Written problem:
Quote exactly the lines from the start of the entries to the one with "y_ticks = list(range(0, 51, 5))", both ends included.
◇ ◇ ◇ ◇ ◇ ◇ ◇
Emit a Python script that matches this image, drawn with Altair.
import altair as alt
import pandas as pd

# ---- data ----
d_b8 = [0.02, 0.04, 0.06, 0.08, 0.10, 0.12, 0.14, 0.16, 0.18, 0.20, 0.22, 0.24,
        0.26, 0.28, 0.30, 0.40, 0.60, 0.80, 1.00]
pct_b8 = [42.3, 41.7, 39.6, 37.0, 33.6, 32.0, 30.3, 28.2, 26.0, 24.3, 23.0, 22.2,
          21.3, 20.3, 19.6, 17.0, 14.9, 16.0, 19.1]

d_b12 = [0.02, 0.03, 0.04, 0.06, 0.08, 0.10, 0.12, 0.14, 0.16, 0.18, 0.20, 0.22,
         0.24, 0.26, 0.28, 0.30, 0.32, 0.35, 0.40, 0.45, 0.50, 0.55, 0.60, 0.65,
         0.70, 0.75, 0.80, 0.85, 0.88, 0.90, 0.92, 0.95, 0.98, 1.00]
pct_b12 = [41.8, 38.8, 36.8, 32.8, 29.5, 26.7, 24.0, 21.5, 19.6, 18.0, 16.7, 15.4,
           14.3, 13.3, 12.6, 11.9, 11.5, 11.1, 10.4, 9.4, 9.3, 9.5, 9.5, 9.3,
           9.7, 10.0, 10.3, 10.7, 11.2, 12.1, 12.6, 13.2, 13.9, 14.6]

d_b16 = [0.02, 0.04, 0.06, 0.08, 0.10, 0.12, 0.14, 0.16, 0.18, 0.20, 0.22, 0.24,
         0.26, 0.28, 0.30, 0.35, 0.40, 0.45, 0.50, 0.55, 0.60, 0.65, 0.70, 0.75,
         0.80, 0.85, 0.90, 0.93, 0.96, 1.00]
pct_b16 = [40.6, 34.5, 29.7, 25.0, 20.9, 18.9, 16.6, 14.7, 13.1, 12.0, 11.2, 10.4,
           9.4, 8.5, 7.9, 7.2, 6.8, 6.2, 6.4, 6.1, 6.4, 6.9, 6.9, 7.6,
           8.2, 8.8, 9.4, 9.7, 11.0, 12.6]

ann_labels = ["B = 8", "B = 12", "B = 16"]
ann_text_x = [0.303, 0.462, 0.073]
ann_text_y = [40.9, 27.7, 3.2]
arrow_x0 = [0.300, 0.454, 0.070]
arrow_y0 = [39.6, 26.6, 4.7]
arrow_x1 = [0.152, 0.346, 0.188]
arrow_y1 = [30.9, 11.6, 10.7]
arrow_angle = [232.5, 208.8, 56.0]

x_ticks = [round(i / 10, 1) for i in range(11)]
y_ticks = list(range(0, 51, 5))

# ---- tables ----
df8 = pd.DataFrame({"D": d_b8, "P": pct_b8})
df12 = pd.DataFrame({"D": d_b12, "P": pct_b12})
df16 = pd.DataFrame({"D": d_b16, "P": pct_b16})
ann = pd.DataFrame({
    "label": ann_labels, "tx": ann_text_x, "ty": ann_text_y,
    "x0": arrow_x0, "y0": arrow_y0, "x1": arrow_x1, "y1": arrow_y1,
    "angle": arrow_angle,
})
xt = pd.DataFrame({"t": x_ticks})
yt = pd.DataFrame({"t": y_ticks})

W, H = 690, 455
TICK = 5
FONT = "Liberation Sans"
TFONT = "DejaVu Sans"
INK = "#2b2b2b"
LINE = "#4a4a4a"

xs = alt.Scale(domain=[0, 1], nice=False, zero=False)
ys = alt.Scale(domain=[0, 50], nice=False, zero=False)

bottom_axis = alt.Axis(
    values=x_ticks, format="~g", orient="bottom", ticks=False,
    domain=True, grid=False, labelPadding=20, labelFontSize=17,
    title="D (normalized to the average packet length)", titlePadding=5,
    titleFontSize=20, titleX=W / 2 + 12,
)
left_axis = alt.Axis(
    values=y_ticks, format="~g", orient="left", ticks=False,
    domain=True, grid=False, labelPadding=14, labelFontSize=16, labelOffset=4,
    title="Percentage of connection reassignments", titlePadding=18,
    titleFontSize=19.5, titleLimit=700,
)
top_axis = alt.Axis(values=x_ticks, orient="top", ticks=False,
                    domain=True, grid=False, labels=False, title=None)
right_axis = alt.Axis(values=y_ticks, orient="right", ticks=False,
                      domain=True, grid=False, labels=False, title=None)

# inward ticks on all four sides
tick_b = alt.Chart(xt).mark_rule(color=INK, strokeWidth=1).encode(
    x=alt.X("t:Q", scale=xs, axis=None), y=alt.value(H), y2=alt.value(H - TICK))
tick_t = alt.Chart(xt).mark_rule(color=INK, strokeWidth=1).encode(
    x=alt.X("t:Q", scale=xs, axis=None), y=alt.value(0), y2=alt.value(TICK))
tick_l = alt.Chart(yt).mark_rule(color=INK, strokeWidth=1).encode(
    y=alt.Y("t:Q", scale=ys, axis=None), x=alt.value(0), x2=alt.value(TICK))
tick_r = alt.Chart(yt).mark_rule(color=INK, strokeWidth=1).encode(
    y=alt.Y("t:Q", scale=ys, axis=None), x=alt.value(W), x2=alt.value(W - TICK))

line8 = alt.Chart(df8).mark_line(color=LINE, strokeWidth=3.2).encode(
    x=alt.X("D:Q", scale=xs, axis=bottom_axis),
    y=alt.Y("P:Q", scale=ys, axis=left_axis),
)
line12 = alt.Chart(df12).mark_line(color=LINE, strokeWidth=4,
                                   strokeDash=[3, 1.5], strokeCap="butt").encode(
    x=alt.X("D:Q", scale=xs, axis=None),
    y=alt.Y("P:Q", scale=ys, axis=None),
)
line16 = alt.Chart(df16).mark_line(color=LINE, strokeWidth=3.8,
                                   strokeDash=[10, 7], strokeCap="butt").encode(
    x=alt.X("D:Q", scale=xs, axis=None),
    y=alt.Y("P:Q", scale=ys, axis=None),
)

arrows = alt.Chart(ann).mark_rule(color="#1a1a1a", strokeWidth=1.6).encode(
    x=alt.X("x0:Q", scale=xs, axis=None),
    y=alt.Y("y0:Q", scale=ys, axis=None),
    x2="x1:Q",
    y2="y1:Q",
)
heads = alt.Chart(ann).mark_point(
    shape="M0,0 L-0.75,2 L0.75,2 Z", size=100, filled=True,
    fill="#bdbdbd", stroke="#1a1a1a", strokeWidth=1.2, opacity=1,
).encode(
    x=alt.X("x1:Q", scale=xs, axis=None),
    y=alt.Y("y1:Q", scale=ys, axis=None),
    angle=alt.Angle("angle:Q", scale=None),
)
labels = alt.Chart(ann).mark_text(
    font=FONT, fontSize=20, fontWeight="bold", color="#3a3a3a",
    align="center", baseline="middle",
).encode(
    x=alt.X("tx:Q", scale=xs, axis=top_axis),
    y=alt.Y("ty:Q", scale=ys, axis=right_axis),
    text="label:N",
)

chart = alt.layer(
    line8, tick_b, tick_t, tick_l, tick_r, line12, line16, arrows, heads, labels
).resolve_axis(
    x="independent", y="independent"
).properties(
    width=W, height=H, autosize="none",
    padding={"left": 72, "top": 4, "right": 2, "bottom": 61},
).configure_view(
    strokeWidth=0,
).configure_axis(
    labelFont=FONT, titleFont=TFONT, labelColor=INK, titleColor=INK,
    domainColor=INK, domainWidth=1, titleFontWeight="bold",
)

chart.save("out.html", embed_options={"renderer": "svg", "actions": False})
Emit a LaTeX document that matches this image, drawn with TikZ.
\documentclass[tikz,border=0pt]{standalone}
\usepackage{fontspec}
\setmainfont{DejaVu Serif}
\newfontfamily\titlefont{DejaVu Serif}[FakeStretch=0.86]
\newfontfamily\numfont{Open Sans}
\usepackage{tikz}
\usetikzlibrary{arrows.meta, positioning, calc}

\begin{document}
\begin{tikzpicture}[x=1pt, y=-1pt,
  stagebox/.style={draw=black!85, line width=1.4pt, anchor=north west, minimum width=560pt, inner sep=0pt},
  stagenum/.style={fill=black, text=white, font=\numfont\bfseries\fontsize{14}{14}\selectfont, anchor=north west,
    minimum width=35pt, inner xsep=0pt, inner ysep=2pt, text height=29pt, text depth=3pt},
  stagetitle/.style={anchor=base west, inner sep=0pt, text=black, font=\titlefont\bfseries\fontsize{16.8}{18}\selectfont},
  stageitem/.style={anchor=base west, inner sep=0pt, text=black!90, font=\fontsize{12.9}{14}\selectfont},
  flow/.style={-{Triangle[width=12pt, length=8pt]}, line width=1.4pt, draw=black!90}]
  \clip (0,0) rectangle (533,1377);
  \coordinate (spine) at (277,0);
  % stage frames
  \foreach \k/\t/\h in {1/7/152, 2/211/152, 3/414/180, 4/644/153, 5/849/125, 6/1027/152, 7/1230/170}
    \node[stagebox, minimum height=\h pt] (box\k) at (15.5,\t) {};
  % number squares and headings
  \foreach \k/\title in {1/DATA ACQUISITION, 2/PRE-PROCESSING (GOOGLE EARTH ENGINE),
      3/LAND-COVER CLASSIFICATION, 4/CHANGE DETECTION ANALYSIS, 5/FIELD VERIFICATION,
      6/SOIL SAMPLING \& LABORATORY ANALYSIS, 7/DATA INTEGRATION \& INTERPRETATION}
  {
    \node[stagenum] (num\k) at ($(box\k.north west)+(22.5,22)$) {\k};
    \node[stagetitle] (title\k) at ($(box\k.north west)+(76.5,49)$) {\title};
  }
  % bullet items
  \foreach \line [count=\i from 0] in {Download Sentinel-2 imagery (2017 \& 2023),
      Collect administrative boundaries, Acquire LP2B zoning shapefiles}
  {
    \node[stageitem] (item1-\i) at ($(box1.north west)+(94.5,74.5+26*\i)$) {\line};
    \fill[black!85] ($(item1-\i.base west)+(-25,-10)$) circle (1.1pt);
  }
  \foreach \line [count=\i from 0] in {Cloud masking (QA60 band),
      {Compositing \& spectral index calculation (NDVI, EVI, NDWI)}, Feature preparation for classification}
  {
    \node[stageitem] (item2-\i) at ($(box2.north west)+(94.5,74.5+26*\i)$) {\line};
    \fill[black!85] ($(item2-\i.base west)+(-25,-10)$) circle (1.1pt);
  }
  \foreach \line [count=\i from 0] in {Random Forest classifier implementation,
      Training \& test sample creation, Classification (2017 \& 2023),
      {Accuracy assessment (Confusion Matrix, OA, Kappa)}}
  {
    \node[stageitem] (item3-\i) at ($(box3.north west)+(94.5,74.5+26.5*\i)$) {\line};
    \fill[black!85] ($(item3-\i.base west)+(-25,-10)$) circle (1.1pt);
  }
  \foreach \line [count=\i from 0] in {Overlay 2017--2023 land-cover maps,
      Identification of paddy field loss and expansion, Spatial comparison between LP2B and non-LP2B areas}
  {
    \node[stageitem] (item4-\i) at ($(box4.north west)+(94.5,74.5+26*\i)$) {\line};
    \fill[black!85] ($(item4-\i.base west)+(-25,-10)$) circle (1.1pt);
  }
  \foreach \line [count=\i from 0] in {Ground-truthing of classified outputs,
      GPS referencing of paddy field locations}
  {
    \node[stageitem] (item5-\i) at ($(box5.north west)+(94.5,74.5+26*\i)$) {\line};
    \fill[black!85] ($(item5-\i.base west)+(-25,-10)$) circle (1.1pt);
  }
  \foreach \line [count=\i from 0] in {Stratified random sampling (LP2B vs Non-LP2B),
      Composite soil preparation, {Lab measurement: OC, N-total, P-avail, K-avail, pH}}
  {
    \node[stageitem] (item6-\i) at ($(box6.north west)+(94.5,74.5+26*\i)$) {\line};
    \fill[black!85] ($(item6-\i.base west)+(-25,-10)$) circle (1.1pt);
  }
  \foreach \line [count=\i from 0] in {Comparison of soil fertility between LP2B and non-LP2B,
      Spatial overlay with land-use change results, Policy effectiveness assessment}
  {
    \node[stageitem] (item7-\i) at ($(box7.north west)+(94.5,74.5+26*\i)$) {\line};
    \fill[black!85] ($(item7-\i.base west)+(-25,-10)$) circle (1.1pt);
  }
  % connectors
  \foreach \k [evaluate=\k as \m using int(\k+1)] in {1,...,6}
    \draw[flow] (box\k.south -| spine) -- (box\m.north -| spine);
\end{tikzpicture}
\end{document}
◇ ◇ ◇ ◇ ◇ ◇ ◇
Response to this exercise:
Emit a Python script that matches this image, drawn with Altair.
import altair as alt
import pandas as pd

# ---- data ----
d_b8 = [0.02, 0.04, 0.06, 0.08, 0.10, 0.12, 0.14, 0.16, 0.18, 0.20, 0.22, 0.24,
        0.26, 0.28, 0.30, 0.40, 0.60, 0.80, 1.00]
pct_b8 = [42.3, 41.7, 39.6, 37.0, 33.6, 32.0, 30.3, 28.2, 26.0, 24.3, 23.0, 22.2,
          21.3, 20.3, 19.6, 17.0, 14.9, 16.0, 19.1]

d_b12 = [0.02, 0.03, 0.04, 0.06, 0.08, 0.10, 0.12, 0.14, 0.16, 0.18, 0.20, 0.22,
         0.24, 0.26, 0.28, 0.30, 0.32, 0.35, 0.40, 0.45, 0.50, 0.55, 0.60, 0.65,
         0.70, 0.75, 0.80, 0.85, 0.88, 0.90, 0.92, 0.95, 0.98, 1.00]
pct_b12 = [41.8, 38.8, 36.8, 32.8, 29.5, 26.7, 24.0, 21.5, 19.6, 18.0, 16.7, 15.4,
           14.3, 13.3, 12.6, 11.9, 11.5, 11.1, 10.4, 9.4, 9.3, 9.5, 9.5, 9.3,
           9.7, 10.0, 10.3, 10.7, 11.2, 12.1, 12.6, 13.2, 13.9, 14.6]

d_b16 = [0.02, 0.04, 0.06, 0.08, 0.10, 0.12, 0.14, 0.16, 0.18, 0.20, 0.22, 0.24,
         0.26, 0.28, 0.30, 0.35, 0.40, 0.45, 0.50, 0.55, 0.60, 0.65, 0.70, 0.75,
         0.80, 0.85, 0.90, 0.93, 0.96, 1.00]
pct_b16 = [40.6, 34.5, 29.7, 25.0, 20.9, 18.9, 16.6, 14.7, 13.1, 12.0, 11.2, 10.4,
           9.4, 8.5, 7.9, 7.2, 6.8, 6.2, 6.4, 6.1, 6.4, 6.9, 6.9, 7.6,
           8.2, 8.8, 9.4, 9.7, 11.0, 12.6]

ann_labels = ["B = 8", "B = 12", "B = 16"]
ann_text_x = [0.303, 0.462, 0.073]
ann_text_y = [40.9, 27.7, 3.2]
arrow_x0 = [0.300, 0.454, 0.070]
arrow_y0 = [39.6, 26.6, 4.7]
arrow_x1 = [0.152, 0.346, 0.188]
arrow_y1 = [30.9, 11.6, 10.7]
arrow_angle = [232.5, 208.8, 56.0]

x_ticks = [round(i / 10, 1) for i in range(11)]
y_ticks = list(range(0, 51, 5))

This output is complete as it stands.